■ Your instructions ■
Check every line of the data below for the string "this", and copy the ones that hold it.

■ The data ■
----------------
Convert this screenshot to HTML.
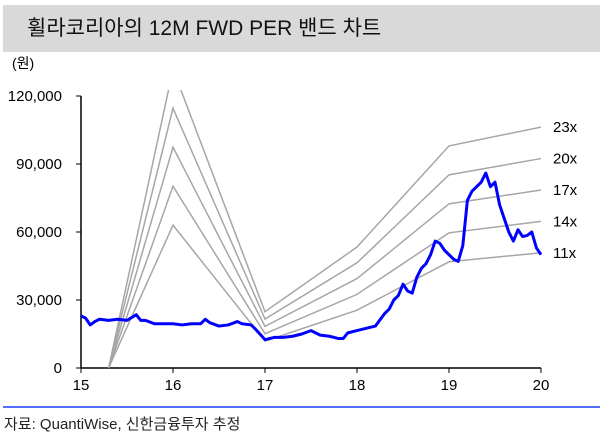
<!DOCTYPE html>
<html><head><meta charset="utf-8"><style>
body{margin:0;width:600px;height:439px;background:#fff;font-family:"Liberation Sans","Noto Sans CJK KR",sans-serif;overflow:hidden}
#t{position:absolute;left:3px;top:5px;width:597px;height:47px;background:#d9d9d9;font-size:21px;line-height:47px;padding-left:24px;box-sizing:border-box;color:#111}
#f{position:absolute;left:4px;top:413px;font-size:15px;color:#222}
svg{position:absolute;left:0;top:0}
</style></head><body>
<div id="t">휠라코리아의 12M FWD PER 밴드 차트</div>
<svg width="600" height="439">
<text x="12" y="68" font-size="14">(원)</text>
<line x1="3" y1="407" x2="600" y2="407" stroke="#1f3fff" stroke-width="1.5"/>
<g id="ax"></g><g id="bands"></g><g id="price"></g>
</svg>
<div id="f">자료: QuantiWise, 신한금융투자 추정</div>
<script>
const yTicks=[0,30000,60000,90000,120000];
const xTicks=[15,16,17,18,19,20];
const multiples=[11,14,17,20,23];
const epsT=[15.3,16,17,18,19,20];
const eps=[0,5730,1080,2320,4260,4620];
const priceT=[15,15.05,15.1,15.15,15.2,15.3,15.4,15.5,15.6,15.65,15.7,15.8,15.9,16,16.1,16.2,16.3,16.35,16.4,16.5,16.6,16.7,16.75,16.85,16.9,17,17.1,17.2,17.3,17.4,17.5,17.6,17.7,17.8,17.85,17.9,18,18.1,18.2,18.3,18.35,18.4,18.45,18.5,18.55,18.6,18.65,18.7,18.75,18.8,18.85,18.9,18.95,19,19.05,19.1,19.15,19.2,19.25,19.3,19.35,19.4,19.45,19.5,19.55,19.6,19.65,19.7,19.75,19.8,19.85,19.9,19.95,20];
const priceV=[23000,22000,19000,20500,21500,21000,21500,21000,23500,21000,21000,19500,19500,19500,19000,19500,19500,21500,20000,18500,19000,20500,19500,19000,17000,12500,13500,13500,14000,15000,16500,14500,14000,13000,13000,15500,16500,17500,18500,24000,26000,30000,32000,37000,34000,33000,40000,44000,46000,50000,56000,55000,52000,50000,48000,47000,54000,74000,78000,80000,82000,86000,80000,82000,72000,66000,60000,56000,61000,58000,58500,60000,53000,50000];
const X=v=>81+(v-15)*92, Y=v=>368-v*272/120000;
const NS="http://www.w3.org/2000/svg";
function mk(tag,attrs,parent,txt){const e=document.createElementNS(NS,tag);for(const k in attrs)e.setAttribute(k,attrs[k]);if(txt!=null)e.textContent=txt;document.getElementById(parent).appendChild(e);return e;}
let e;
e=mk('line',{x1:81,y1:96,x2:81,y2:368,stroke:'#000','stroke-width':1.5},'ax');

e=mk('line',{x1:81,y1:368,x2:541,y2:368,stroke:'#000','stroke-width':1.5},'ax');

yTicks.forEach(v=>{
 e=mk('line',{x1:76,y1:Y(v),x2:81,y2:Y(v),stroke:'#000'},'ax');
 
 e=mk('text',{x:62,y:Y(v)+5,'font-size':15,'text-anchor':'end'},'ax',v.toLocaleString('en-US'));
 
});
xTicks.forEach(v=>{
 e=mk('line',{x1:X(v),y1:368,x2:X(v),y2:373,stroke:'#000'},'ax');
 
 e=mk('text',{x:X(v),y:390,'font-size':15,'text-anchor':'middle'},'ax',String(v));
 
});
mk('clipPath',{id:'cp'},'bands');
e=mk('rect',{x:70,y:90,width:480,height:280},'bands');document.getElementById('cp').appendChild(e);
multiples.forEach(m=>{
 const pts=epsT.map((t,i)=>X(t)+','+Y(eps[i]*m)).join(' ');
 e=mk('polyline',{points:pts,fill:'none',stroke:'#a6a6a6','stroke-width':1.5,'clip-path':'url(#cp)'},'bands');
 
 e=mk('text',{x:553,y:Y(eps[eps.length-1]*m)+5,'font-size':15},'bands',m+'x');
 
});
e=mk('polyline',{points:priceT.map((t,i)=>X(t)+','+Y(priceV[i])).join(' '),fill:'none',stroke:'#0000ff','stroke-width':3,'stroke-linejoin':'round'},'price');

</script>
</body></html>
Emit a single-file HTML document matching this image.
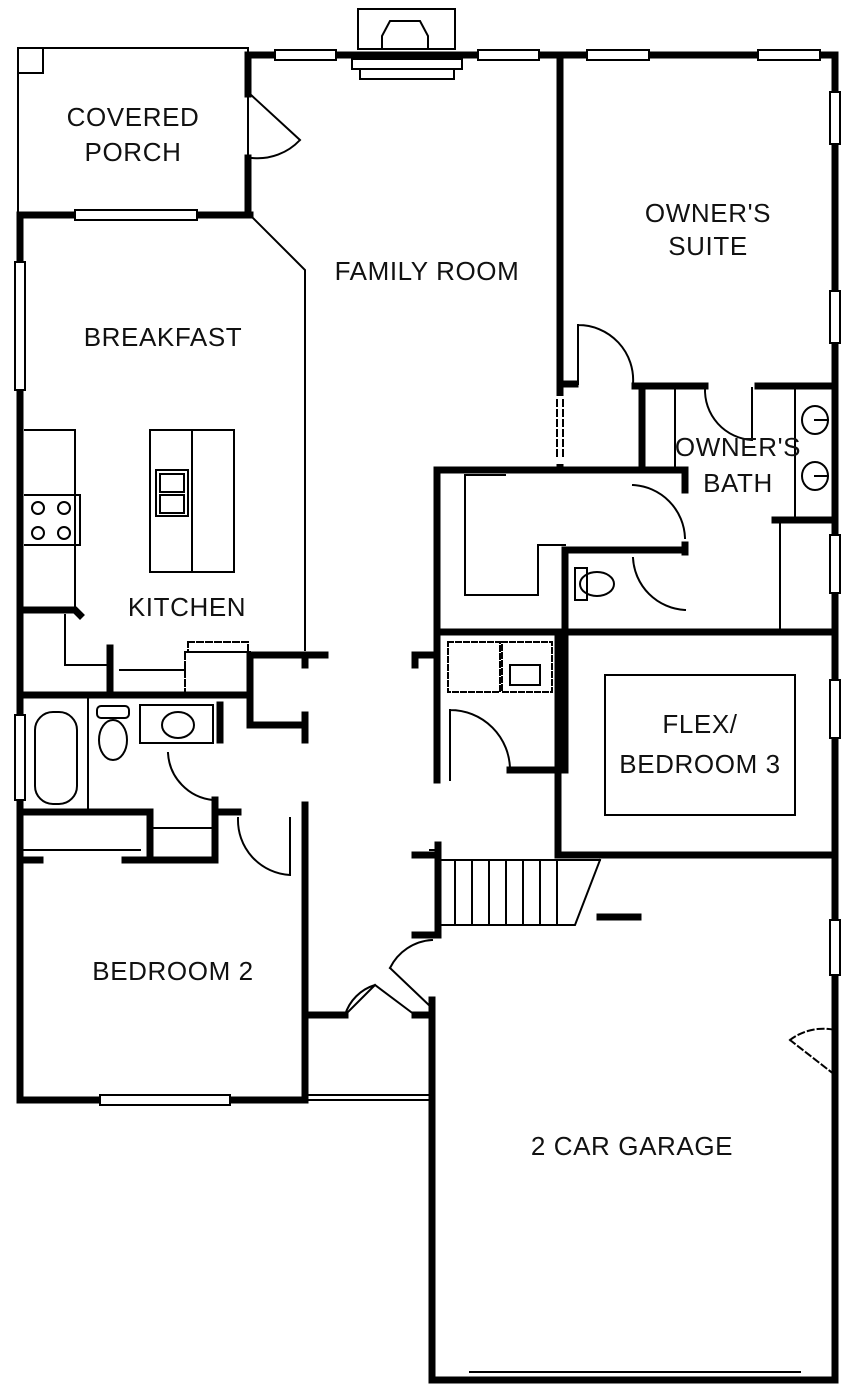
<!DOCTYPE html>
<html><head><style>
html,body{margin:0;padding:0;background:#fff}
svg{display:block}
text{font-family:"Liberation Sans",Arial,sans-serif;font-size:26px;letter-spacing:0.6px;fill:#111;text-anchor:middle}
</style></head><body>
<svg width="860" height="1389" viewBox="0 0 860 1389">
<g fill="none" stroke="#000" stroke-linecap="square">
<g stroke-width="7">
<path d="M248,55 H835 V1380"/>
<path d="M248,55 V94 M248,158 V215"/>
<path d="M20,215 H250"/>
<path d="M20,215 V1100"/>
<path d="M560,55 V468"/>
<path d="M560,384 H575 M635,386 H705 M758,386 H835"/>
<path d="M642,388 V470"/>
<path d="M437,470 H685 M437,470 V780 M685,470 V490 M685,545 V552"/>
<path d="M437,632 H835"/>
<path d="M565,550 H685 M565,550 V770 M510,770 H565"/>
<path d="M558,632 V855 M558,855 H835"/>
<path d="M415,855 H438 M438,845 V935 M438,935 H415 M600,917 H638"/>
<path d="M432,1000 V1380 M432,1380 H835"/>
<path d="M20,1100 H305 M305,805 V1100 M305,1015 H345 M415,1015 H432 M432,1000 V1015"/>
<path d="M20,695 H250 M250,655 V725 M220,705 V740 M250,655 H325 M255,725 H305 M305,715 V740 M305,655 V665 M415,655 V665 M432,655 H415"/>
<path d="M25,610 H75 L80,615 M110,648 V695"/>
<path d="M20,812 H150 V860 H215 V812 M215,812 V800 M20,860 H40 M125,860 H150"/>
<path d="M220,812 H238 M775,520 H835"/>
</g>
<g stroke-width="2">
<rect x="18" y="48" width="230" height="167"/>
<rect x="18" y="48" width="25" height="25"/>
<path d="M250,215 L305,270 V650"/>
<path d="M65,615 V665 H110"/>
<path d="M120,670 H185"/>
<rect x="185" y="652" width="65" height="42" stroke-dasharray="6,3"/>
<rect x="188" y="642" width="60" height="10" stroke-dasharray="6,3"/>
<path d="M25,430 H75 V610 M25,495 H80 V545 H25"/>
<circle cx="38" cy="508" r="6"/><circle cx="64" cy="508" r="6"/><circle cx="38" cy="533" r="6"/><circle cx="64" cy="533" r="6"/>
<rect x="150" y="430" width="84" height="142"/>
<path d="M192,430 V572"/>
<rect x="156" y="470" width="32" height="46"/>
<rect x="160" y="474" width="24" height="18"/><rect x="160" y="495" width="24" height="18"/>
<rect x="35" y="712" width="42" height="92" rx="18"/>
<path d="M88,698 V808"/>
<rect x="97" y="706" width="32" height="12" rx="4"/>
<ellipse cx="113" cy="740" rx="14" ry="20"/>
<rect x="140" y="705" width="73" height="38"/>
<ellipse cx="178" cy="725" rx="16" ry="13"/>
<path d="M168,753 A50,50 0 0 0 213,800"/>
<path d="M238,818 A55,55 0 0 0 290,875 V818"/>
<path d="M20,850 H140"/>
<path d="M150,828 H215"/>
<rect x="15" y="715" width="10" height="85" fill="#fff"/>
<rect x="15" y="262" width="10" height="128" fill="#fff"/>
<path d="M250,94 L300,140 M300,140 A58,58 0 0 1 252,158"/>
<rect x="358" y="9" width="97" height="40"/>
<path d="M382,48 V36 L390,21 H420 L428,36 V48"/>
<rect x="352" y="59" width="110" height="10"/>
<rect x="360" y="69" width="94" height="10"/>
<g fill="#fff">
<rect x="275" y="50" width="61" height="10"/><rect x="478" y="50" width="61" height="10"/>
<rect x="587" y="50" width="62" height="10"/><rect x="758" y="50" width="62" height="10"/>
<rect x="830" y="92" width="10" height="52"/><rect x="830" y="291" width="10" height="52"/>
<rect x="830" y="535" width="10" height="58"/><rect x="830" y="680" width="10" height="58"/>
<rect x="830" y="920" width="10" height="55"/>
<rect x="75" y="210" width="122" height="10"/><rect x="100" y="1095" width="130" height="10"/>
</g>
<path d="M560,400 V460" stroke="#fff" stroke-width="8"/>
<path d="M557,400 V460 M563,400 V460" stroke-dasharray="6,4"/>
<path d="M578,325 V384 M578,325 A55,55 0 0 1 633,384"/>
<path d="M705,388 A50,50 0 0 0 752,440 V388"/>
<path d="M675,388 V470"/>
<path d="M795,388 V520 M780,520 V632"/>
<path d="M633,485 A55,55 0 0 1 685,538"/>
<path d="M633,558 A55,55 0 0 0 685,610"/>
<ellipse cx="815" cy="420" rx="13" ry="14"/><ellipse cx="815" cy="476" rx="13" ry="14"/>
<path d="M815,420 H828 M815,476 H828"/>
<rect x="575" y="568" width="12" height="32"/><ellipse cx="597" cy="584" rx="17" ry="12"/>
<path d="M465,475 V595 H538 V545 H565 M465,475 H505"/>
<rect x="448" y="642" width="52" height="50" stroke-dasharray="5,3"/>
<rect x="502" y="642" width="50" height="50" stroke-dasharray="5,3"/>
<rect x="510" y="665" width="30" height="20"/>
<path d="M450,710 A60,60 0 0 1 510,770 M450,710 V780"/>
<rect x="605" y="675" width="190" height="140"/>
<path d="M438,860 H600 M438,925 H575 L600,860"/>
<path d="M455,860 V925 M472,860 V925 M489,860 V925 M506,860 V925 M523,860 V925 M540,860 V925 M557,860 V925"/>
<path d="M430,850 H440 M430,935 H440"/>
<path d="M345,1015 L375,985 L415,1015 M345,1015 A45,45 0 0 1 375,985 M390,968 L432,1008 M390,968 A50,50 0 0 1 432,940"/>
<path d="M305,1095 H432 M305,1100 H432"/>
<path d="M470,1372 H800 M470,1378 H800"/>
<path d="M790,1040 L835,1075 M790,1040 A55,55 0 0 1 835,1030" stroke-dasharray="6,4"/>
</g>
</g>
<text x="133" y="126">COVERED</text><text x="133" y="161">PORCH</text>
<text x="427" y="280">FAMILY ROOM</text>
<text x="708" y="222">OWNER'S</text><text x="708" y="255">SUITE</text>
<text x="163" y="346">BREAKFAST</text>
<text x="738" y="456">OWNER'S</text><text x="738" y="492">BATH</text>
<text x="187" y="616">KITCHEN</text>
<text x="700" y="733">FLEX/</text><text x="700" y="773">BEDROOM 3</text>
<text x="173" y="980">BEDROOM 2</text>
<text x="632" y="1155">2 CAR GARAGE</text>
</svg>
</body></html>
----------------
■ The completed task ■
Convert this screenshot to HTML.
Emit a single-file HTML document matching this image.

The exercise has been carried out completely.